700 Naval Air Squadron formed at RNAS Hatston on 21 January 1940 as a result of amalgamating the 700 series of Catapult Squadrons. It was initially equipped with forty-two Supermarine Walrus, eleven Fairey Seafox and twelve Fairey Swordfish foatplanes. From July, a small number of Supermarine Walrus operated from RAF Sullom Voe, designated as the Shetland Flight, with aircraft and crews from RNAS Hatston and disembarked Flights from the Home Fleet. These carried out local anti-submarine patrols and shipping escort under the control of No. 18 Group RAF, within RAF Coastal Command. In November the squadron took over the 701 Naval Air Squadron aircraft which were operating from Stornoway harbour and this became known as 700 Stornoway Flight. This Flight moved to RAF Sullom Voe and joined the Shetland Flight, in March 1941, but this then disbanded in May, when RAF aircraft became available.

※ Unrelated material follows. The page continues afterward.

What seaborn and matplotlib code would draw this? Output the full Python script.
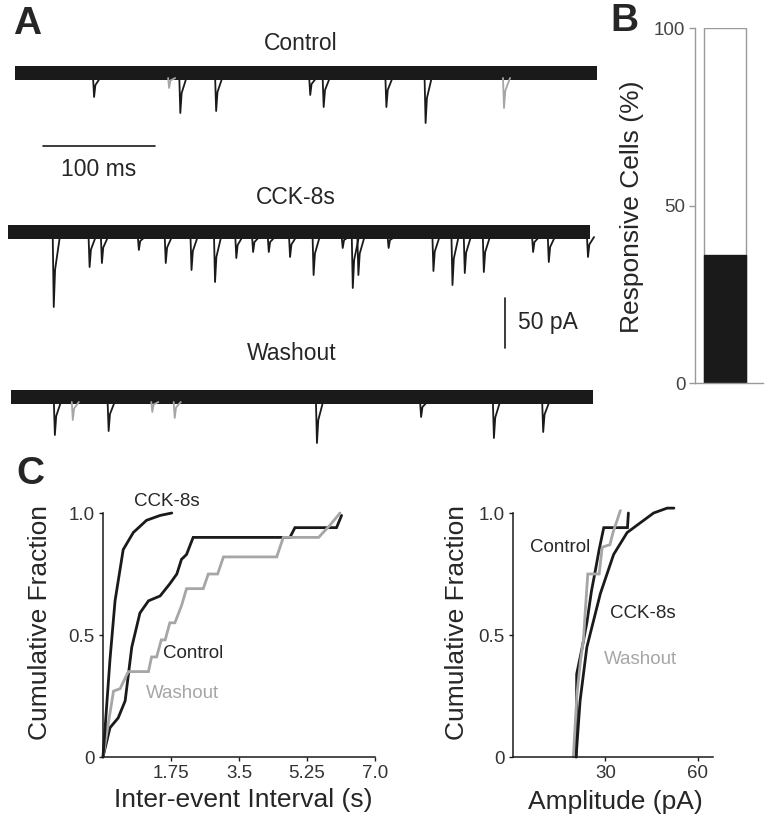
import matplotlib
matplotlib.use('Agg')
import matplotlib.pyplot as plt
import pandas as pd
import seaborn as sns

# ---- panel A: spontaneous events (ms, pA) ----
ctrl_span = [0, 520]
ctrl_t = [70, 147, 179, 263, 275, 331, 366]
ctrl_amp = [24, 40, 38, 22, 34, 34, 50]
ctrl_gray_t = [137, 436]
ctrl_gray_amp = [15, 35]

cck_span = [-6, 513]
cck_t = [34, 66, 77, 110, 134, 157, 178, 197, 212, 226, 245, 266, 292,
         301, 306, 333, 373, 390, 401, 418, 462, 476, 511]
cck_amp = [75, 35, 31, 18, 31, 38, 50, 26, 20, 20, 25, 43, 16,
           56, 43, 16, 39, 53, 41, 40, 20, 30, 25]

wash_span = [-4, 516]
wash_t = [35, 83, 269, 362, 427, 471]
wash_amp = [38, 34, 46, 20, 41, 35]
wash_gray_t = [51, 122, 142]
wash_gray_amp = [23, 15, 21]

# ---- panel B ----
responsive_pct = 36
total_pct = 100

# ---- panel C: cumulative distributions ----
iei_ctrl_x = [0, 0.18, 0.39, 0.57, 0.74, 0.95, 1.17, 1.47, 1.72, 1.90, 2.02, 2.15, 2.32,
              4.81, 4.94, 6.01, 6.14]
iei_ctrl_y = [0, 0.12, 0.16, 0.23, 0.45, 0.59, 0.64, 0.66, 0.71, 0.75, 0.81, 0.83, 0.90,
              0.90, 0.94, 0.94, 0.99]
iei_cck_x = [0, 0.18, 0.31, 0.52, 0.78, 1.12, 1.47, 1.77]
iei_cck_y = [0, 0.40, 0.64, 0.85, 0.92, 0.97, 0.99, 1.0]
iei_wash_x = [0, 0.27, 0.44, 0.65, 1.17, 1.25, 1.38, 1.50, 1.60, 1.72, 1.85, 2.02, 2.15,
              2.58, 2.71, 2.95, 3.10, 4.47, 4.64, 5.55, 5.84, 6.10]
iei_wash_y = [0, 0.27, 0.28, 0.35, 0.35, 0.41, 0.41, 0.48, 0.48, 0.55, 0.55, 0.62, 0.69,
              0.69, 0.75, 0.75, 0.82, 0.82, 0.90, 0.90, 0.95, 1.0]

amp_ctrl_x = [20.5, 20.7, 22.5, 24.0, 25.5, 26.7, 28.0, 29.5, 33.7, 37.2, 37.5]
amp_ctrl_y = [0, 0.34, 0.45, 0.55, 0.68, 0.76, 0.85, 0.94, 0.94, 0.94, 1.0]
amp_cck_x = [20.5, 21.8, 24.0, 28.4, 32.7, 37.1, 41.4, 45.7, 50.1, 52.3]
amp_cck_y = [0, 0.23, 0.45, 0.67, 0.83, 0.92, 0.96, 1.0, 1.02, 1.02]
amp_wash_x = [19.6, 20.8, 22.0, 22.9, 23.5, 24.3, 28.0, 29.0, 31.5, 32.5, 34.9]
amp_wash_y = [0, 0.26, 0.40, 0.48, 0.60, 0.75, 0.75, 0.86, 0.87, 0.92, 1.01]

BLACK = '#1a1a1a'
GRAY = '#a6a6a6'
W, H = 772, 826

sns.set_style('white')
plt.rcParams['font.family'] = ['Liberation Sans', 'DejaVu Sans']

fig = plt.figure(figsize=(W / 100, H / 100), dpi=100)


def put(px, py, s, **kw):
    kw.setdefault('ha', 'center')
    kw.setdefault('va', 'center')
    fig.text(px / W, 1 - py / H, s, **kw)


# ---------------- A ----------------
axA = fig.add_axes([0, 1 - 460 / H, 600 / W, 460 / H])
axA.set_xlim(-15 / 1.12, 585 / 1.12)
axA.set_ylim(-460, 0)
axA.axis('off')


def draw_trace(span, base, ts, amps, gts, gamps):
    axA.fill_between(span, base - 7, base + 7, color=BLACK, lw=0)
    for t, a in zip(gts, gamps):
        axA.plot([t - 0.3, t + 0.6, t + 1.8, t + 6], [base - 5, base - a, base - a * 0.5, base - 5],
                 color=GRAY, lw=1.3)
    for t, a in zip(ts, amps):
        axA.plot([t - 0.3, t + 0.6, t + 1.8, t + 6], [base - 5, base - a, base - a * 0.5, base - 5],
                 color=BLACK, lw=1.3)


draw_trace(ctrl_span, -73, ctrl_t, ctrl_amp, ctrl_gray_t, ctrl_gray_amp)
draw_trace(cck_span, -232, cck_t, cck_amp, [], [])
draw_trace(wash_span, -397, wash_t, wash_amp, wash_gray_t, wash_gray_amp)

# scale bars
axA.plot([25, 125], [-146, -146], color=BLACK, lw=1.2)
axA.plot([437.5, 437.5], [-348, -298], color=BLACK, lw=1.2)

put(301, 43, 'Control', fontsize=16.5)
put(296, 198, 'CCK-8s', fontsize=16.5)
put(292, 354, 'Washout', fontsize=16.5)
put(99, 170, '100 ms', fontsize=16.5)
put(518, 323, '50 pA', fontsize=16.5, ha='left')

# ---------------- B ----------------
axB = fig.add_axes([695 / W, 1 - 383 / H, 68 / W, 355 / H])
sns.barplot(x=['cells'], y=[total_pct], color='white', edgecolor='#999999',
            linewidth=1, saturation=1, width=0.8, ax=axB)
sns.barplot(x=['cells'], y=[responsive_pct], color=BLACK, edgecolor=BLACK,
            linewidth=1, saturation=1, width=0.8, ax=axB)
axB.set_xlim(-0.571, 0.724)
axB.set_ylim(0, 100)
axB.set_yticks([0, 50, 100])
axB.set_xticks([])
axB.set_xlabel('')
axB.set_ylabel('')
sns.despine(ax=axB)
for s in ['left', 'bottom']:
    axB.spines[s].set_color('#999999')
    axB.spines[s].set_linewidth(1)
axB.tick_params(axis='y', length=4, width=1, color='#999999', labelcolor='#444444',
                labelsize=13.5, pad=3, left=True)
put(632, 207, 'Responsive Cells (%)', fontsize=19, rotation=90)

# ---------------- C ----------------
axC1 = fig.add_axes([103 / W, 1 - 757 / H, 272 / W, 244 * 1.05 / H])
axC2 = fig.add_axes([513 / W, 1 - 757 / H, 200 / W, 244 * 1.05 / H])

iei = pd.concat([
    pd.DataFrame({'x': iei_ctrl_x, 'y': iei_ctrl_y, 'cond': 'Control'}),
    pd.DataFrame({'x': iei_wash_x, 'y': iei_wash_y, 'cond': 'Washout'}),
    pd.DataFrame({'x': iei_cck_x, 'y': iei_cck_y, 'cond': 'CCK-8s'}),
])
amp = pd.concat([
    pd.DataFrame({'x': amp_ctrl_x, 'y': amp_ctrl_y, 'cond': 'Control'}),
    pd.DataFrame({'x': amp_cck_x, 'y': amp_cck_y, 'cond': 'CCK-8s'}),
    pd.DataFrame({'x': amp_wash_x, 'y': amp_wash_y, 'cond': 'Washout'}),
])
pal = {'Control': BLACK, 'CCK-8s': BLACK, 'Washout': GRAY}

for ax, df, xmax, xt, xtl in [
        (axC1, iei, 7.0, [1.75, 3.5, 5.25, 7.0], ['1.75', '3.5', '5.25', '7.0']),
        (axC2, amp, 65, [30, 60], ['30', '60'])]:
    sns.lineplot(data=df, x='x', y='y', hue='cond', palette=pal, estimator=None,
                 sort=False, lw=2, legend=False, ax=ax)
    for ln in ax.lines:
        ln.set_clip_on(False)
        ln.set_solid_joinstyle('miter')
    ax.set_xlim(0, xmax)
    ax.set_ylim(0, 1.05)
    ax.set_xticks(xt)
    ax.set_xticklabels(xtl)
    ax.set_yticks([0, 0.5, 1.0])
    ax.set_yticklabels(['0', '0.5', '1.0'])
    ax.set_xlabel('')
    ax.set_ylabel('')
    sns.despine(ax=ax)
    ax.spines['left'].set_bounds(0, 1.0)
    for s in ['left', 'bottom']:
        ax.spines[s].set_color(BLACK)
        ax.spines[s].set_linewidth(1.1)
    ax.tick_params(length=3, width=1, color=BLACK, labelcolor='#333333', labelsize=13.5,
                   pad=3, left=True, bottom=True)

put(30, 474, 'C', fontsize=28, fontweight='bold')
put(40, 623, 'Cumulative Fraction', fontsize=19, rotation=90)
put(457, 623, 'Cumulative Fraction', fontsize=19, rotation=90)
put(243, 800, 'Inter-event Interval (s)', fontsize=19)
put(615, 802, 'Amplitude (pA)', fontsize=19)

put(167, 501, 'CCK-8s', fontsize=13.5)
put(193, 653, 'Control', fontsize=13.5)
put(182, 693, 'Washout', fontsize=13.5, color=GRAY)
put(560, 547, 'Control', fontsize=13.5)
put(643, 614, 'CCK-8s', fontsize=13.5)
put(640, 659, 'Washout', fontsize=13.5, color=GRAY)

put(27, 24, 'A', fontsize=28, fontweight='bold')
put(624, 21, 'B', fontsize=28, fontweight='bold')

fig.savefig('out.png', dpi=100)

In June 1942 700 NAS moved its HQ, known as ‘A’ Flight, to RNAS Twatt (HMS Tern). By this time the squadron provided a ten-week training course for new catapult Flights. The final two weeks of the course were spent attached to ‘A’ Flight at RNAS Hatston for final training, before joining their allocated ship. The training was broken down into an initial three weeks of aerodrome flying, consisting circuits and landings, dive-bombing, photography and anti-submarine warfare, at RNAS Donibristle (HMS Merlin), in Fife. A second three-week block was spent at RNAS Dundee (HMS Condor II), a seaplane base / repair depot, in Dundee, where the focus was on water operations, which included night landings. Week seven was a catapult course aboard HMS Pegasus, a Royal Navy aircraft carrier/seaplane carrier, in the Irish Sea. Week eight was then a return to RNAS Donibristle (HMS Merlin).

== Units ==
List of first and second line squadrons, station flight and other flying units based at this location:
- 700 NAS, 701 NAS, 712 NAS, 746 NAS, 771 NAS
- 800 NAS, 801 NAS, 802 NAS, 803 NAS, 804 NAS, 806 NAS, 807 NAS, 809 NAS,
- 810 NAS, 811 NAS, 812 NAS, 813 NAS, 814 NAS, 816 NAS, 817 NAS, 818 NAS, 819 NAS,
- 820 NAS, 821 NAS, 822 NAS, 823 NAS, 824 NAS, 825 NAS, 826 NAS, 827 NAS, 828 NAS, 829 NAS,
- 830 NAS, 831 NAS, 832 NAS, 833 NAS, 835 NAS, 836M Flight, 837 NAS, 837D Flight,
- 840 NAS, 841 NAS, 842 NAS, 845 NAS, 846 NAS, 848 NAS, 852 NAS, 853 NAS, 856 NAS,
- 860 NAS, 878 NAS, 880 NAS, 881 NAS, 882 NAS, 883 NAS, 884 NAS, 885 NAS, 887 NAS, 888 NAS,
- 890 NAS, 891 NAS, 893 NAS, 894 NAS, 896 NAS, 898 NAS, 899 NAS,
- 1770 NAS, 1771 NAS,
- 1820 NAS, 1840 NAS, 1841 NAS, 1842 NAS,
- No. 254 Squadron RAF

== Post Royal Navy and current use ==
After the Second World War, the aerodrome of RNAS Hatston, became Kirkwall's main civil airport and was served by both Allied Airways and Scottish Airways, which were absorbed by British European Airways (BEA) in 1947. By 1948 BEA was operating Douglas Dakota transport aircraft which were deemed too large to use the runways safely. They moved operations to a larger airfield, RAF Grimsetter, 3 miles south-east of Kirkwall. RNAS Hatston was officially closed in 1948, but from 1953 until 1957 was the home of the Orkney Flying Club.

Finally it was closed and turned into an industrial estate, with some buildings becoming council housing. Several local street names commemorate the airfield, including Sparrowhawk Road, Seafire Road, Swordfish Road, Skua Road, Dakota Road and Gladiator Road.